Jumat, 07 Januari 2011

Waspadai Tweeter

Tidak disangka-sangak kehadiran microblogging Twitter  yang setiap pesannya terbats 140 karakter menjadi momok yang menakutkan bagi industri media arus utama (mianstream), baik media cetak, elektronik, maupun online. Mengapa menakutkan?

Alan Rusbridder, kolumnis teknologi Guardian.co.uk, pada 19 november merilis sebuah artikel mengenai 15 alasan mengapa twitter bisa menjadi masalah bagi organisasi media, opininya ini tidak dimaksudkan untuk menakut-nakuti pemilik dan penggita media, melainkan lebih sekadar peringatan semata. Rusbridger justru menyarankan pemilik media berdamai dan tidak ahrus malu mengadopsi kelebihan Twitter dalam mendistribusikan kontennya.

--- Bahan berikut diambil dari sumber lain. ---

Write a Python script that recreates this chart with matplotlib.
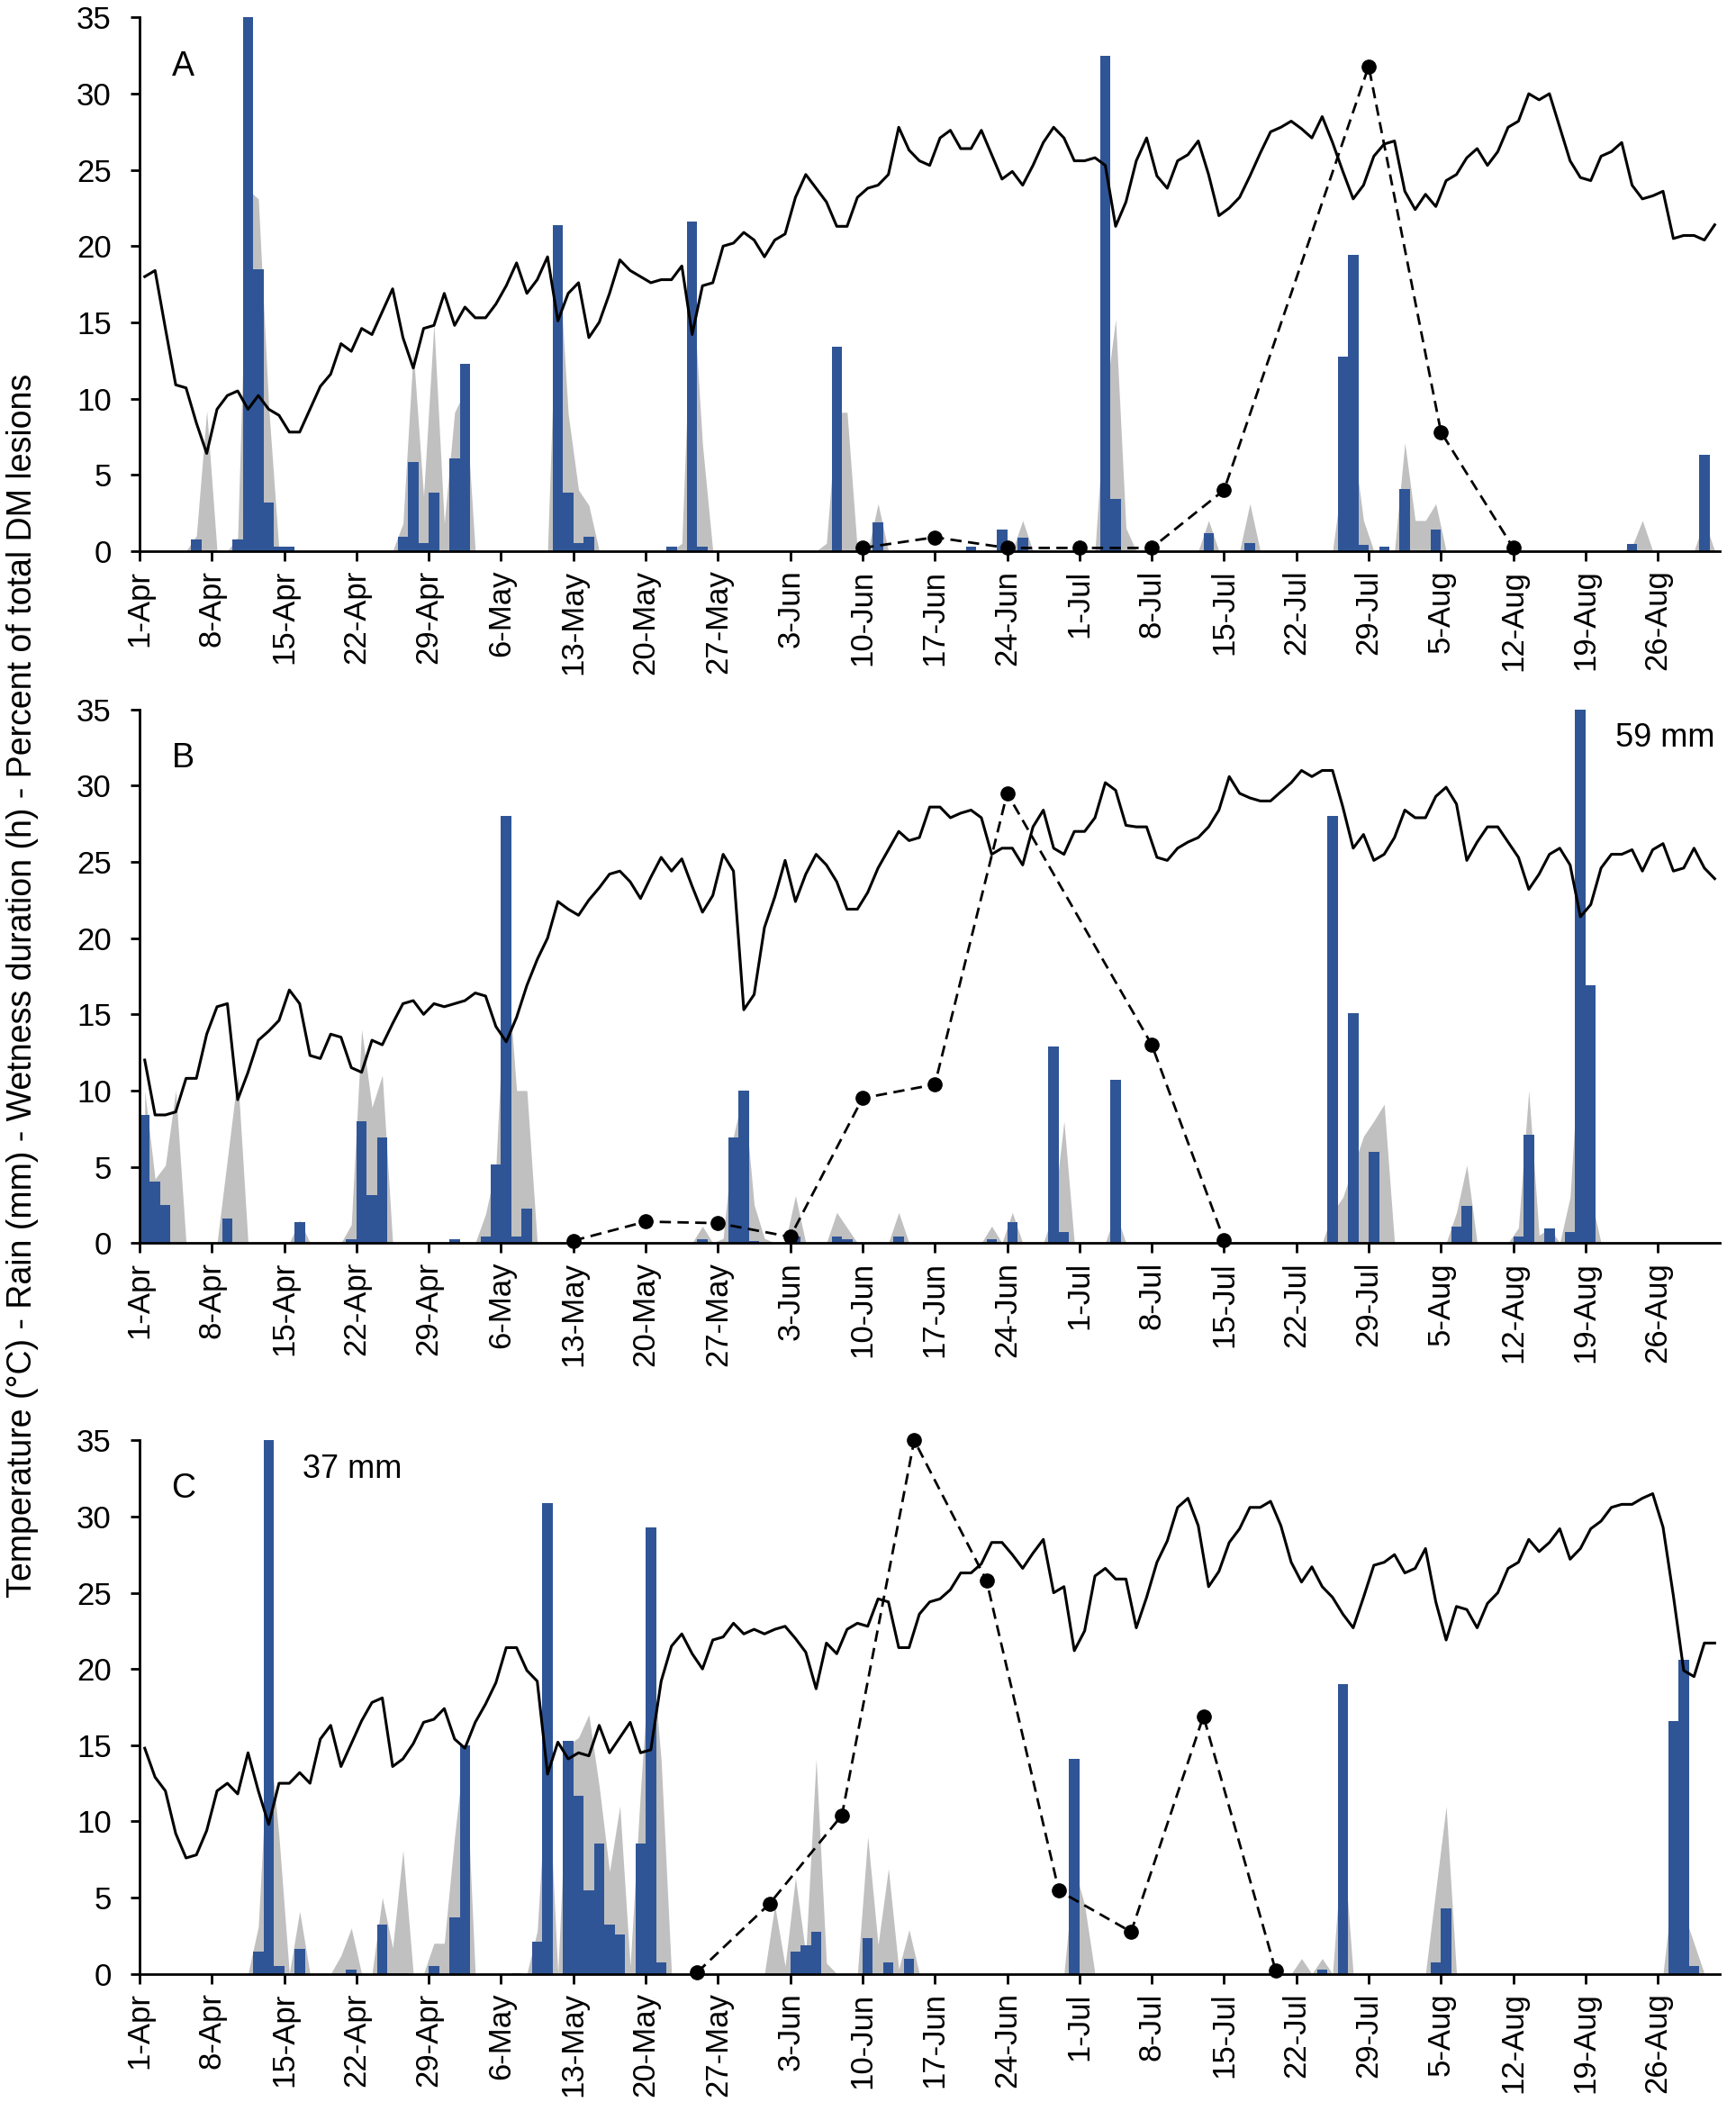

Bagi warga dunia maya(netizen), twitter yang mulai online sejak 15 juli 2006 adalah sebuah keniscayaan. Dengan tekanan waktu dan kesibukan, warga didunia maya ini tidak lagi ngeblog dengan membuat postingan yang panjang lebar. cukup berkicau seperti burung tentang apa yang terjadi dan menginformasikan peristiwa yang menimpanya atau orang lain, pesan sudah smapai secara berantai.

Twitter dikembangkan Jack Dorsey adalah pesan singkat (SMS) virtual yang bekerja di internet. Twitter tidak lebih dari SMS di internet. Sebagaimana sebuah pesan singkat, ia dibatasi hanya 140 karakter. Lantas pesan (tweet) apa yang bisa disampaikan para tweep (penyampai tweet) lewat batasan 140 karakter? Bagaimana mungkin industri media bisa terganggu oleh pesan 140 karakter itu?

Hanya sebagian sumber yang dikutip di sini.